Da quando vado annusando cose letterarie su internet mi
trovo spesso di fronte all'espressione un po' spocchiosa: saper
scrivere. Certo ci sono delle regole che in linea di massima vanno sapute
perché sono la colonna portante della comunicazione verbale scritta, ma fare di
queste regole la medaglia al valore da appuntarsi al petto ogni volta che l'Ego
lo richiede, mi sembra eccessivo. Anzi mi ricorda l'atteggiamento un po' tipico
del liceale classico, il quale dopo aver preso tante batoste per delle
innocenti sviste ortografiche, non vede l'ora di beccare qualcuno in castagna
su quegli stessi errori per cui lui/lei ha preso quattro nel tema, perché si sa
che la violenza genera violenza.
Questi sadici che rigenerano frustrazioni adolescenziali si accontentano
di un'apostrofe per scatenare una fatwa contro lo scrittore ignorante. Visto
ormai il numero di qual'è che si leggono in giro, soprattutto in pubblicazioni
autorevoli scientifiche, non dubito che tra poco persino la Crusca interverrà a
nobilitare questa forma. Chissà allora i cultori della forma quale faccia
faranno! Confesso comunque che anche a me qual'è fa tremare i polsi. Quante ne
hanno dovute ingoiare poveretti, non ultima quel petaloso, per cui non il
bambino, bensì il politico sarà ricordato nei libri di Storia.
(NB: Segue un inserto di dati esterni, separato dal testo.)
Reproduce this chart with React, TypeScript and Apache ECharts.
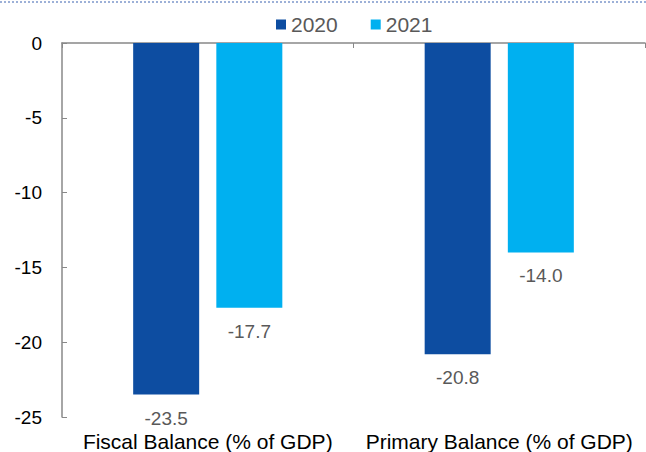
import React, { useEffect, useRef } from "react";
import * as echarts from "echarts";

const categories = ["Fiscal Balance (% of GDP)", "Primary Balance (% of GDP)"];
const values2020 = [-23.5, -20.8];
const values2021 = [-17.7, -14.0];
const seriesNames = ["2020", "2021"];
const yTicks = { min: -25, max: 0, interval: 5 };

export default function App() {
  const ref = useRef<HTMLDivElement>(null);
  useEffect(() => {
    if (!ref.current) return;
    const chart = echarts.init(ref.current, null, { renderer: "svg" });
    const font = "Liberation Sans, Arial, sans-serif";
    const labelCfg = {
      show: true,
      position: "bottom",
      distance: 14,
      color: "#595959",
      fontSize: 19,
      fontFamily: font,
      formatter: (p: any) => Number(p.value).toFixed(1),
    };
    chart.setOption({
      animation: false,
      backgroundColor: "#ffffff",
      graphic: [
        {
          type: "line",
          shape: { x1: 0, y1: 2, x2: 646, y2: 2 },
          style: { stroke: "#3a62b0", lineWidth: 1, lineDash: [2, 2] },
        },
      ],
      legend: {
        data: seriesNames,
        top: 14,
        left: 276,
        padding: 0,
        itemWidth: 10,
        itemHeight: 10,
        itemGap: 33,
        icon: "rect",
        textStyle: { color: "#595959", fontSize: 21, fontFamily: font, padding: [0, 0, 0, 0] },
      },
      grid: { left: 62, right: 1, top: 43, bottom: 35 },
      xAxis: [
        {
          type: "category",
          data: categories,
          position: "top",
          axisLine: { show: true, lineStyle: { color: "#888888", width: 1.5 } },
          axisTick: { show: true, inside: true, length: 5, lineStyle: { color: "#888888" } },
          axisLabel: { show: false },
        },
        {
          type: "category",
          data: categories,
          position: "bottom",
          axisLine: { show: false },
          axisTick: { show: false },
          axisLabel: {
            show: true,
            interval: 0,
            color: "#000000",
            fontSize: 21,
            fontFamily: font,
            margin: 14,
          },
        },
      ],
      yAxis: {
        type: "value",
        min: yTicks.min,
        max: yTicks.max,
        interval: yTicks.interval,
        axisLine: { show: true, lineStyle: { color: "#888888", width: 1.5 } },
        axisTick: { show: true, inside: true, length: 5, lineStyle: { color: "#888888" } },
        axisLabel: { color: "#000000", fontSize: 19, fontFamily: font, margin: 20 },
        splitLine: { show: false },
      },
      series: [
        {
          name: seriesNames[0],
          type: "bar",
          xAxisIndex: 0,
          data: values2020,
          barWidth: 66,
          barGap: "26%",
          itemStyle: { color: "#0D4DA1" },
          label: labelCfg,
        },
        {
          name: seriesNames[1],
          type: "bar",
          xAxisIndex: 0,
          data: values2021,
          barWidth: 66,
          barGap: "26%",
          itemStyle: { color: "#00B0F0" },
          label: labelCfg,
        },
      ],
    });
    return () => chart.dispose();
  }, []);
  return (
    <div
      ref={ref}
      style={{ position: "fixed", left: 0, top: 0, width: 646, height: 452 }}
    />
  );
}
Tutto questo culto della forma però che noia! Ma non era
l'Hauser che diceva che dietro l'horror vacui delle facciate barocche si
nascondeva la paura del vuoto? Per fortuna la letteratura ama anche
l'esperimento e spesso privilegia il contenuto. Mi ricordo di un’abitante delle
favelas di Rio balzata alla notorietà letteraria per avere scritto, quasi
analfabeta, un libro che è diventato un best seller. Il fatto è che forma e
contenuto sono come il Tempo e lo Spazio. Funzionano in coppia. Per questi
ultimi però esiste l'unità fondamentale del cronotopo. Qual è (notare che l'ho
scritto come si deve) l'equivalente per la Forma e il Contenuto della
narrazione? Un bel dilemma! Riusciremo a dormire questa notte? Io sì e voi?